- **REQUIREMENT**
Transcribe the whole listing without a single picture.

────────

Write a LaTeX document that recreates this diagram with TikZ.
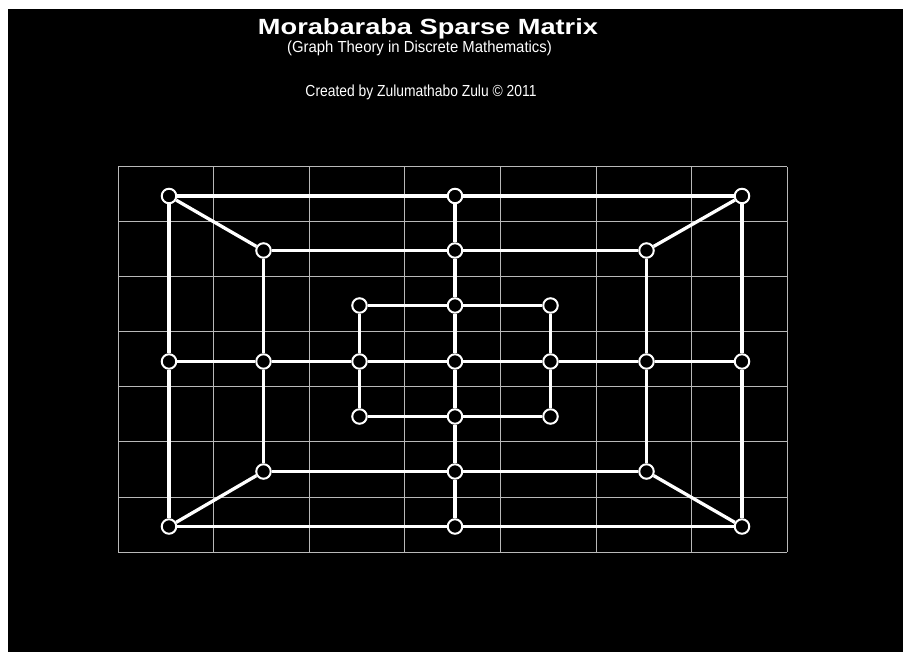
\documentclass[tikz,border=0pt]{standalone}
\usepackage{fontspec}
\setmainfont{Liberation Sans}
\begin{document}
\begin{tikzpicture}[x=1pt,y=-1pt,
  gridline/.style={draw=gray!55, line width=1pt},
  pt/.style={circle, draw=white, fill=black, line width=2pt, minimum size=14.5pt, inner sep=0pt},
  edge/.style={draw=white, line width=3.3pt},
  txt/.style={text=white, inner sep=0pt, anchor=base}]
\useasboundingbox (0,0) rectangle (903,652);
\fill[white] (0,0) rectangle (903,652);
\fill[black] (8,9) rectangle (903,652);
% titles
\node[txt, font=\bfseries\fontsize{22}{24}\selectfont, xscale=1.236] (title) at (428,35) {Morabaraba Sparse Matrix};
\node[txt, font=\fontsize{16}{18}\selectfont, xscale=0.93] (sub) at (419.5,52.5) {(Graph Theory in Discrete Mathematics)};
\node[txt, font=\fontsize{16}{18}\selectfont, xscale=0.866] (cred) at (421,96.5) {Created by Zulumathabo Zulu © 2011};
% grid
\foreach \i in {0,...,7} {
  \draw[gridline] ({118+95.6*\i},167) -- ({118+95.6*\i},552);
  \draw[gridline] (118,{167+55*\i}) -- (787.2,{167+55*\i});
}
% nodes
\def\xs{{169,263.5,359.5,455,550.5,646.5,742}}
\def\ys{{196,250.5,305.5,361.5,416.5,471.5,526.5}}
\foreach \i/\j in {0/0,3/0,6/0,1/1,3/1,5/1,2/2,3/2,4/2,0/3,1/3,2/3,3/3,4/3,5/3,6/3,2/4,3/4,4/4,1/5,3/5,5/5,0/6,3/6,6/6} {
  \pgfmathsetmacro\px{\xs[\i]}
  \pgfmathsetmacro\py{\ys[\j]}
  \node[pt] (n\i\j) at (\px,\py) {};
}
% edges
\foreach \a/\b in {00/30,30/60,60/63,63/66,66/36,36/06,06/03,03/00,
                   11/31,31/51,51/53,53/55,55/35,35/15,15/13,13/11,
                   22/32,32/42,42/43,43/44,44/34,34/24,24/23,23/22,
                   03/13,13/23,23/33,33/43,43/53,53/63,
                   30/31,31/32,32/33,33/34,34/35,35/36,
                   00/11,60/51,06/15,66/55}
  \draw[edge] (n\a) -- (n\b);
\end{tikzpicture}
\end{document}
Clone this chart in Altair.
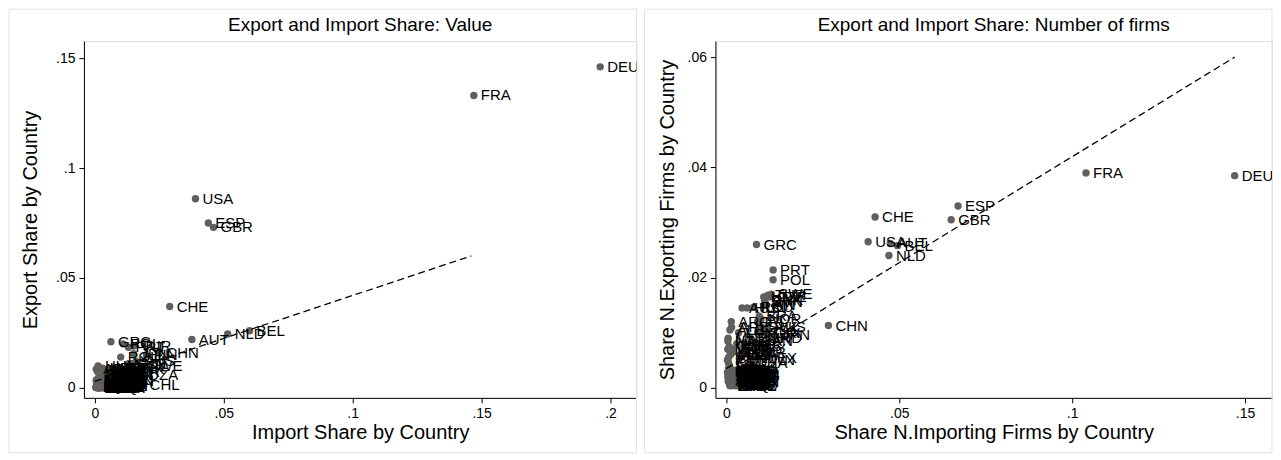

────────

- **RESULT OF THE EXERCISE**
Write a LaTeX document that recreates this diagram with TikZ.
\documentclass[tikz,border=0pt]{standalone}
\usepackage{fontspec}
\setmainfont{Liberation Sans}
\begin{document}
\begin{tikzpicture}[x=1pt,y=-1pt,
  gridline/.style={draw=gray!55, line width=1pt},
  pt/.style={circle, draw=white, fill=black, line width=2pt, minimum size=14.5pt, inner sep=0pt},
  edge/.style={draw=white, line width=3.3pt},
  txt/.style={text=white, inner sep=0pt, anchor=base}]
\useasboundingbox (0,0) rectangle (903,652);
\fill[white] (0,0) rectangle (903,652);
\fill[black] (8,9) rectangle (903,652);
% titles
\node[txt, font=\bfseries\fontsize{22}{24}\selectfont, xscale=1.236] (title) at (428,35) {Morabaraba Sparse Matrix};
\node[txt, font=\fontsize{16}{18}\selectfont, xscale=0.93] (sub) at (419.5,52.5) {(Graph Theory in Discrete Mathematics)};
\node[txt, font=\fontsize{16}{18}\selectfont, xscale=0.866] (cred) at (421,96.5) {Created by Zulumathabo Zulu © 2011};
% grid
\foreach \i in {0,...,7} {
  \draw[gridline] ({118+95.6*\i},167) -- ({118+95.6*\i},552);
  \draw[gridline] (118,{167+55*\i}) -- (787.2,{167+55*\i});
}
% nodes
\def\xs{{169,263.5,359.5,455,550.5,646.5,742}}
\def\ys{{196,250.5,305.5,361.5,416.5,471.5,526.5}}
\foreach \i/\j in {0/0,3/0,6/0,1/1,3/1,5/1,2/2,3/2,4/2,0/3,1/3,2/3,3/3,4/3,5/3,6/3,2/4,3/4,4/4,1/5,3/5,5/5,0/6,3/6,6/6} {
  \pgfmathsetmacro\px{\xs[\i]}
  \pgfmathsetmacro\py{\ys[\j]}
  \node[pt] (n\i\j) at (\px,\py) {};
}
% edges
\foreach \a/\b in {00/30,30/60,60/63,63/66,66/36,36/06,06/03,03/00,
                   11/31,31/51,51/53,53/55,55/35,35/15,15/13,13/11,
                   22/32,32/42,42/43,43/44,44/34,34/24,24/23,23/22,
                   03/13,13/23,23/33,33/43,43/53,53/63,
                   30/31,31/32,32/33,33/34,34/35,35/36,
                   00/11,60/51,06/15,66/55}
  \draw[edge] (n\a) -- (n\b);
\end{tikzpicture}
\end{document}
Clone this chart in Altair.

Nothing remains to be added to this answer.